Even Late into the Cycle, Investors Pursue Value-Add Office Plays
While the office market remains strong, conventional wisdom dictates that the later in the cycle, the more risky the investment in value-add office assets becomes. But investors are bucking preconceived notions about risk in a mature cycle, as there are currently few signs of declining office occupancy.
“This is a different office market than what we’ve seen in the past; there’s still strong growth, so investors aren’t shying away from opportunities, but they’re judicious about the timing,” says Andrew Warren, Des Moines, Iowa-based director of real estate research with professional services firm PwC. Investors are looking for projects that can be turned around over the next two years, he notes. But the turnaround can be further out if the location allows them to catch upside in the next recovery.
Lack of over-building in the sector has also made it easier to make value-add investments this late into the cycle, Warren adds. “Any new space coming on-line is snapped up immediately, so there’s not a lot of empty spec space sitting around.”
Most value-add investors are looking at specific markets where they see growth or where growth is expected in the next cycle, as well as core markets with a shortage of office space, he notes. This includes assets on the fringe in core markets like Seattle, and growing secondary markets in Texas, Tennessee and Florida, where a diversity of economic drivers are creating investment opportunities.
Investors are also are interested in markets impacted by shifting demographics as a result of migration from Northern and Midwestern cities to Southern and Southwestern U.S., Warren notes. Many employers are looking to relocate or open offices in cities with lower wage and tax environments and a lower cost of living that can attract young educated talent.
“Obviously this includes growing tech hubs, but also support services required by growing populations, like finance, accounting, advisory, and personal services.”
While suburban assets tend to carry higher risk than urban assets, investors are finding opportunities in growing suburbs with mass transit access to urban cores and in mixed-use development, Warren says.

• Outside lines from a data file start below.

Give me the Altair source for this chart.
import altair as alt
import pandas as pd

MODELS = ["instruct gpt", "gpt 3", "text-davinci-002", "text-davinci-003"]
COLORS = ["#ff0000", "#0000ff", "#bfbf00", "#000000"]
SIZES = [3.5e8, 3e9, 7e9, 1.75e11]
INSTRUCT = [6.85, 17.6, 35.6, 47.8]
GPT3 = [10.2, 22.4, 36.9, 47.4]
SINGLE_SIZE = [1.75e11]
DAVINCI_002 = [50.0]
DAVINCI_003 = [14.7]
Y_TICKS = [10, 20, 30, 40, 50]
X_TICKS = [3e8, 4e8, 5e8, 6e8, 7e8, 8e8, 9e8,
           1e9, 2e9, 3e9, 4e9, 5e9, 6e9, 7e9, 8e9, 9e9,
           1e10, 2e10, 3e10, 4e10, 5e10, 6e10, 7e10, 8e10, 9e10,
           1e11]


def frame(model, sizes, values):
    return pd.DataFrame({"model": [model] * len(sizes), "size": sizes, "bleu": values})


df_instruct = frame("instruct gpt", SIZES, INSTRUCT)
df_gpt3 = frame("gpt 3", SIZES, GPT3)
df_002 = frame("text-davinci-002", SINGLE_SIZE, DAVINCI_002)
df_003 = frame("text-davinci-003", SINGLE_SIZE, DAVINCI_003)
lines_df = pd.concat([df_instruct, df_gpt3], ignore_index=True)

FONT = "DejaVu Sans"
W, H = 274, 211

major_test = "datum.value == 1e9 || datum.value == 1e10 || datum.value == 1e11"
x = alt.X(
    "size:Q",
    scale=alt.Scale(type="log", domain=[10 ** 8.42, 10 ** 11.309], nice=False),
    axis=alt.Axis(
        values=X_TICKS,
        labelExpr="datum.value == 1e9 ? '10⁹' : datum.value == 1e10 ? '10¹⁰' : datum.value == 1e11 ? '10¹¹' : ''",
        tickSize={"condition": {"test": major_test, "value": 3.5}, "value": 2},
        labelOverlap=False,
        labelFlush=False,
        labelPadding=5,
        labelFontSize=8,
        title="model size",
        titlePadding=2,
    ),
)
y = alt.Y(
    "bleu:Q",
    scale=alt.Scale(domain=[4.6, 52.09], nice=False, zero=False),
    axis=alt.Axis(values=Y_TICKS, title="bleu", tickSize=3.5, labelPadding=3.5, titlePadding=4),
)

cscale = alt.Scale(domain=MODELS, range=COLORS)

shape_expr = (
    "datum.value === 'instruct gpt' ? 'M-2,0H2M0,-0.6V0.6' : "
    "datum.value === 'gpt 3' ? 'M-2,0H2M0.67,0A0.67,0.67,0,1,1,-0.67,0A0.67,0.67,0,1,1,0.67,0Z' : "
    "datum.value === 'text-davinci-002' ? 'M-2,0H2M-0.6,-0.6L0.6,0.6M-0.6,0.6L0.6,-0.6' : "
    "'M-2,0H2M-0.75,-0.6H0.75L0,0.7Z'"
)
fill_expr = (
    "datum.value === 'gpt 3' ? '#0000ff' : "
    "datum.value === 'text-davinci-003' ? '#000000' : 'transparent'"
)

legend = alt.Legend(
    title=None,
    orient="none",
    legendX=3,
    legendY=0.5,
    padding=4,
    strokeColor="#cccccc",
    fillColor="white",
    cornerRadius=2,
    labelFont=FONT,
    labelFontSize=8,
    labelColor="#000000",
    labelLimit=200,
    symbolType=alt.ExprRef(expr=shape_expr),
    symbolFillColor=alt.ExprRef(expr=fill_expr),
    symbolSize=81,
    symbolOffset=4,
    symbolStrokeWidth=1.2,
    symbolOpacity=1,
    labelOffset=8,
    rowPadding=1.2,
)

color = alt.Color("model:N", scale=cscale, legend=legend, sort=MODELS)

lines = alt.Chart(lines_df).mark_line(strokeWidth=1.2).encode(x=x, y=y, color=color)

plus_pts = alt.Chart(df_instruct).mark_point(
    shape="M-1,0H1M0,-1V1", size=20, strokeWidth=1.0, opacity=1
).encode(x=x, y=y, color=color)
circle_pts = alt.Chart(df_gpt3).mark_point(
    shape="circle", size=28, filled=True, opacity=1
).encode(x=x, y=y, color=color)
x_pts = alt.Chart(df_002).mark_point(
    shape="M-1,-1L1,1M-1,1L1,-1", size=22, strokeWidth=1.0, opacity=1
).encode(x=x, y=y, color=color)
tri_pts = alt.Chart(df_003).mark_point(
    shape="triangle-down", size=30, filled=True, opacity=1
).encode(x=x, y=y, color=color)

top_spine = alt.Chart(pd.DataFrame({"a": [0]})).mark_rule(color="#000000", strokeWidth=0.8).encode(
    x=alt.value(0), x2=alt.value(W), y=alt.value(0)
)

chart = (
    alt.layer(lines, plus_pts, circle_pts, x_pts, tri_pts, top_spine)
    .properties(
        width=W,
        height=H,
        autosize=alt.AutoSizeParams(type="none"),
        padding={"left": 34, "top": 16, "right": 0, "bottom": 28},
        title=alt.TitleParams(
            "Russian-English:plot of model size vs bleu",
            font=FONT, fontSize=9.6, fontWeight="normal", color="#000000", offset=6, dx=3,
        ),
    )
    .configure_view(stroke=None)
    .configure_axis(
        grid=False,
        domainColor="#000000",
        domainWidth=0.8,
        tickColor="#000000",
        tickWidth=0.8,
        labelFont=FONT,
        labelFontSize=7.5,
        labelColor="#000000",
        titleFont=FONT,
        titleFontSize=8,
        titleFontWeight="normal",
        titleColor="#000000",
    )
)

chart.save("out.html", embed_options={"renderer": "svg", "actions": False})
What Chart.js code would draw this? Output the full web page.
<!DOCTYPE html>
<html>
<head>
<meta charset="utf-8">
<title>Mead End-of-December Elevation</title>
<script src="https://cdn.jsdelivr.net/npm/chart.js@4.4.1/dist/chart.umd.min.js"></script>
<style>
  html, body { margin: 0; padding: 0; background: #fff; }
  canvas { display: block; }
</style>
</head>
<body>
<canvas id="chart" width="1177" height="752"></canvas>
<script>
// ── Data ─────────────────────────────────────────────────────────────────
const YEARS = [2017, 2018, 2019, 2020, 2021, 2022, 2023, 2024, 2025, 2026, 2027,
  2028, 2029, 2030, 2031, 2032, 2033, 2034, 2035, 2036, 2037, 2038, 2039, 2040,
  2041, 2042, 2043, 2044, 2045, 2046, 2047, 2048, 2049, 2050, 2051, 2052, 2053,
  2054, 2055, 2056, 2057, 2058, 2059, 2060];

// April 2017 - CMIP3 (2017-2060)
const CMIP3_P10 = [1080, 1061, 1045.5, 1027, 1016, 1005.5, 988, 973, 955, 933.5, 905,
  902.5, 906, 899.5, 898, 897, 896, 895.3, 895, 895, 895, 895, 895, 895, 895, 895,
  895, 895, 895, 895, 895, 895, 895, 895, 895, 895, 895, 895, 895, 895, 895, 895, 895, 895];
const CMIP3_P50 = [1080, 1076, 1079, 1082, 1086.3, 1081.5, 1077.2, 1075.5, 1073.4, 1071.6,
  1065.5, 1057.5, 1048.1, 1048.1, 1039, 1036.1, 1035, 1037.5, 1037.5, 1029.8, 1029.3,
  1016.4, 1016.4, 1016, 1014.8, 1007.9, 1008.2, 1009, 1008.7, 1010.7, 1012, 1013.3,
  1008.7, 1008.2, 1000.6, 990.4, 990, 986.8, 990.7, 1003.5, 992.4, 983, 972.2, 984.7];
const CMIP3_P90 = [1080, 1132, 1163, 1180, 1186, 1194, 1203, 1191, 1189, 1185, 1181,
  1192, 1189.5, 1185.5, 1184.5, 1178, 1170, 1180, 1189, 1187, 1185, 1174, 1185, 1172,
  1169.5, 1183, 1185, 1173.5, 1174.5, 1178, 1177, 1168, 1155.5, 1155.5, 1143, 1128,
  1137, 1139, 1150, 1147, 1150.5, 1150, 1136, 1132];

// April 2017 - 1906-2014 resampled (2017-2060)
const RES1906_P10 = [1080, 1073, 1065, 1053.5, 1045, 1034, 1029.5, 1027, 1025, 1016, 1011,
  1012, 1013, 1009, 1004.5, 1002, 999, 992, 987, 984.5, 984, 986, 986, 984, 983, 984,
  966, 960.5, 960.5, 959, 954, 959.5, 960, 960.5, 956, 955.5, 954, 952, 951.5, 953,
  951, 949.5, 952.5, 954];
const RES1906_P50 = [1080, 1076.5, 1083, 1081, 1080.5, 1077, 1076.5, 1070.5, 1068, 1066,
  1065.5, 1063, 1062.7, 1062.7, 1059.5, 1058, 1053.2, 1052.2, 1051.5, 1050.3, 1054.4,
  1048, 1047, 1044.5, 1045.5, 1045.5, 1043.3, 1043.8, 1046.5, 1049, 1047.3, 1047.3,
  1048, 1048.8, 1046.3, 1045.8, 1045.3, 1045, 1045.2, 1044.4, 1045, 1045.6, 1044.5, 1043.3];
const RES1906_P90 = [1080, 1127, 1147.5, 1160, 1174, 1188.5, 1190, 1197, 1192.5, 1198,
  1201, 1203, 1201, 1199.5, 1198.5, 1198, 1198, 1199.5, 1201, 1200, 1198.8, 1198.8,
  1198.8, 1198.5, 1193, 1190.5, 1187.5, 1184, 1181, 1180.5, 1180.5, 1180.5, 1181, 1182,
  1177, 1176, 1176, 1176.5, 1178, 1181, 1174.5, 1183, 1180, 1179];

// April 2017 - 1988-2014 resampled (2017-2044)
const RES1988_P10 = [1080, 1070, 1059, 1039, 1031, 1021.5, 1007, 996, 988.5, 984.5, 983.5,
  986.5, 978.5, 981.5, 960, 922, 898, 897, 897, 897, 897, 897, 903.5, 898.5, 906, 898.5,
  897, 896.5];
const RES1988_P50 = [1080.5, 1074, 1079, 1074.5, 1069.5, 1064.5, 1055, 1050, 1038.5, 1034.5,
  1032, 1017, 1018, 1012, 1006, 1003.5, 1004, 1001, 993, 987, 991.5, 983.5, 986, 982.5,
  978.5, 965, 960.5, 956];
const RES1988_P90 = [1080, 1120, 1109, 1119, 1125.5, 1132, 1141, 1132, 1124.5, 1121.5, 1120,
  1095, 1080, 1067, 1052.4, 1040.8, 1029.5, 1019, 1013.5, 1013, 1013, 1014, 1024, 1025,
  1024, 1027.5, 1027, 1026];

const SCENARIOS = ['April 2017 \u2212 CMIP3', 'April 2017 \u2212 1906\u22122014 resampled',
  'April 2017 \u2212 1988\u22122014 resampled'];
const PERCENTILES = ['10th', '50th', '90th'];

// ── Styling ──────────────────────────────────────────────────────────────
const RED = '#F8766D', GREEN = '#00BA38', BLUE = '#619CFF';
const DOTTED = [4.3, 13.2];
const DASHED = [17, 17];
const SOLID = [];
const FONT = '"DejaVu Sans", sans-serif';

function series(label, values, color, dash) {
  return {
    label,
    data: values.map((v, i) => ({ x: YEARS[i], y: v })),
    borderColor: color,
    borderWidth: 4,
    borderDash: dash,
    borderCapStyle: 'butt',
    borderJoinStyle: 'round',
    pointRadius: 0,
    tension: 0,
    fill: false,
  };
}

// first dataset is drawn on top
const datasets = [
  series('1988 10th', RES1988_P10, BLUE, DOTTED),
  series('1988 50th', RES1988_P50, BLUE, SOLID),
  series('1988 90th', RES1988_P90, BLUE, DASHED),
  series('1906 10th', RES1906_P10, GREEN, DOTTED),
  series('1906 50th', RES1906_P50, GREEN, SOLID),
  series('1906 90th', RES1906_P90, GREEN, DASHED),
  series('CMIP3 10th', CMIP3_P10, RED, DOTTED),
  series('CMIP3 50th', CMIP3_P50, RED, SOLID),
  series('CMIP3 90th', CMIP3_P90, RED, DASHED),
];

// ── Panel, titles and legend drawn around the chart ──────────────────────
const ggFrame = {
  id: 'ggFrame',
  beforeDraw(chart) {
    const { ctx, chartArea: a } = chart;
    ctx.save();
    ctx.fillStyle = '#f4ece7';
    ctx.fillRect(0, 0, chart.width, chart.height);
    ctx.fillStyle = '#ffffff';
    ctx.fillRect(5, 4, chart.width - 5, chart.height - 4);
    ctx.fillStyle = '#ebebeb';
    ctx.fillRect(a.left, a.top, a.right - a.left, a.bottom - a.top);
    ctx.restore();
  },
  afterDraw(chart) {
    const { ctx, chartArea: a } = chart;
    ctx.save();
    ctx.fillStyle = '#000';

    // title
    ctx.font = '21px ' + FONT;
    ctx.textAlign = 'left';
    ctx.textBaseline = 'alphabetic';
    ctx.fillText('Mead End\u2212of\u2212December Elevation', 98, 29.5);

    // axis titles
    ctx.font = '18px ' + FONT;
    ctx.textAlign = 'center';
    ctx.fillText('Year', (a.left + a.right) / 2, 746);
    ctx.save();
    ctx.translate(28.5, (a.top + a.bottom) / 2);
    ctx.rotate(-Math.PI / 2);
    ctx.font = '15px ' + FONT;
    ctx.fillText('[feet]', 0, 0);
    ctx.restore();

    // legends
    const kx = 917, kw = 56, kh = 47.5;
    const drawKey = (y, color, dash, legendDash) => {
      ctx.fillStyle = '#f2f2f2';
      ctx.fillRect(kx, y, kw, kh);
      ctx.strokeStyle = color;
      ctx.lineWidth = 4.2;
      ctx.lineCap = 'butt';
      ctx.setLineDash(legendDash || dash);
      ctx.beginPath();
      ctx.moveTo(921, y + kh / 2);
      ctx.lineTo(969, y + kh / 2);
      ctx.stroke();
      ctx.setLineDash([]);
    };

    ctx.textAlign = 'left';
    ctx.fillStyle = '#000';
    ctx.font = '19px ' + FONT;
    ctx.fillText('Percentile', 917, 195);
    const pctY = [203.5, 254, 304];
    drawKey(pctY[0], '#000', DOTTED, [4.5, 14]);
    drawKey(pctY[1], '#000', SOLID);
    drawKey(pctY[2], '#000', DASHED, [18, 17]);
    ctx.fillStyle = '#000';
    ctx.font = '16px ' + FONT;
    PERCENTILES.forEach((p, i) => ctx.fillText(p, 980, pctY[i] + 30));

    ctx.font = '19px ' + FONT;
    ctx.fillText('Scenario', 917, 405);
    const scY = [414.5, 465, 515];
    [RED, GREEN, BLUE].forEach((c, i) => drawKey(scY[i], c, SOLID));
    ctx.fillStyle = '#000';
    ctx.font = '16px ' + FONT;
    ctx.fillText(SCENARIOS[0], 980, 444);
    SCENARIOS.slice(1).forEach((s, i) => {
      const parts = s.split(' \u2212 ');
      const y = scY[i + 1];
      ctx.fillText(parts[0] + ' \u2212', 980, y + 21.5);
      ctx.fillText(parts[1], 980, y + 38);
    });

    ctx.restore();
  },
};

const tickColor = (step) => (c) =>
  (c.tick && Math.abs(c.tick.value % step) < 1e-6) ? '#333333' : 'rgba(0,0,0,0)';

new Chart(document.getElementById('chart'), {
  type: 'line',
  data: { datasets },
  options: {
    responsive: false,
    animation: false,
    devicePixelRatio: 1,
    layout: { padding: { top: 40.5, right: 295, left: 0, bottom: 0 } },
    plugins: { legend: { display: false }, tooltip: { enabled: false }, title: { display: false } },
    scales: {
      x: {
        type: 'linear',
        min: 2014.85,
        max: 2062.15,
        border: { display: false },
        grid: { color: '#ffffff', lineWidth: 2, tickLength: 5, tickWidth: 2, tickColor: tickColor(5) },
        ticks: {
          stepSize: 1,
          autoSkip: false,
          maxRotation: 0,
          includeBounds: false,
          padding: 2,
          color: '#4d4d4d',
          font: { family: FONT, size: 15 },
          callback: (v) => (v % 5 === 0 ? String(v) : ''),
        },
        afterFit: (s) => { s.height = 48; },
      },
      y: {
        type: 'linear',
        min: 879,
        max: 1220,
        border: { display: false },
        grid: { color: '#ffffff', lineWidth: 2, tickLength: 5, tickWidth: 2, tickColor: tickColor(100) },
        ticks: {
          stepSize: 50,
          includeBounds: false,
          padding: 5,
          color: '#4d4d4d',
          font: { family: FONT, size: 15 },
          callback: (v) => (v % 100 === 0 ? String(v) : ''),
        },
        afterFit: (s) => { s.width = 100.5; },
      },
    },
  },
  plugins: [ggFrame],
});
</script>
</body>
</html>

In a normal cycle, investment in urban value-add office properties generates yields of about 15 percent, but depending on the market, investors can expect about a return of about 12 percent overall on projects now coming to market due to compressed cap rates, according to Warren.
In certain markets—for example, the D.C. metro area, yield can be higher, according to Gerry Trainor, executive vice president for capital markets in the Washington, D.C. office of real estate services firm Transwestern. Yields vary between 14 and 20 percent in local markets, depending on the amount of added value needed and location, he notes.
Office investors in the D.C. metro are more attracted to value-add assets than new office construction, Trainor says. Ideal assets for acquisition are 50 percent to 80 percent leased with opportunity to create value through building updates (i.e. lobby and restroom renovations) or adding amenities like gyms and conference centers.
The D.C. area has a total of about 430 million sq. ft. of existing office space, with overall vacancy at 12.0 percent, according to Transwestern data. Another 12 million sq. ft. of new office space is under construction, with 60 percent of it already pre-leased.
“Amazon’s HQ2 is driving a lot of speculative office development in Northern Virginia, but not so much in Maryland or the District,” Warren says.
With no change in economic fundamentals and continued low interest rates, value-add office investment activity will continue to be strong. Trainor notes. However, if the trade war with China continues, economists project a 30to 40 percent chance of recession in the near future, which would impact current investment strategies.
The office sector may be positioned for mild recession, adds Warren, but “if anything happens in the near term, it will be an adjustment to a new normal.”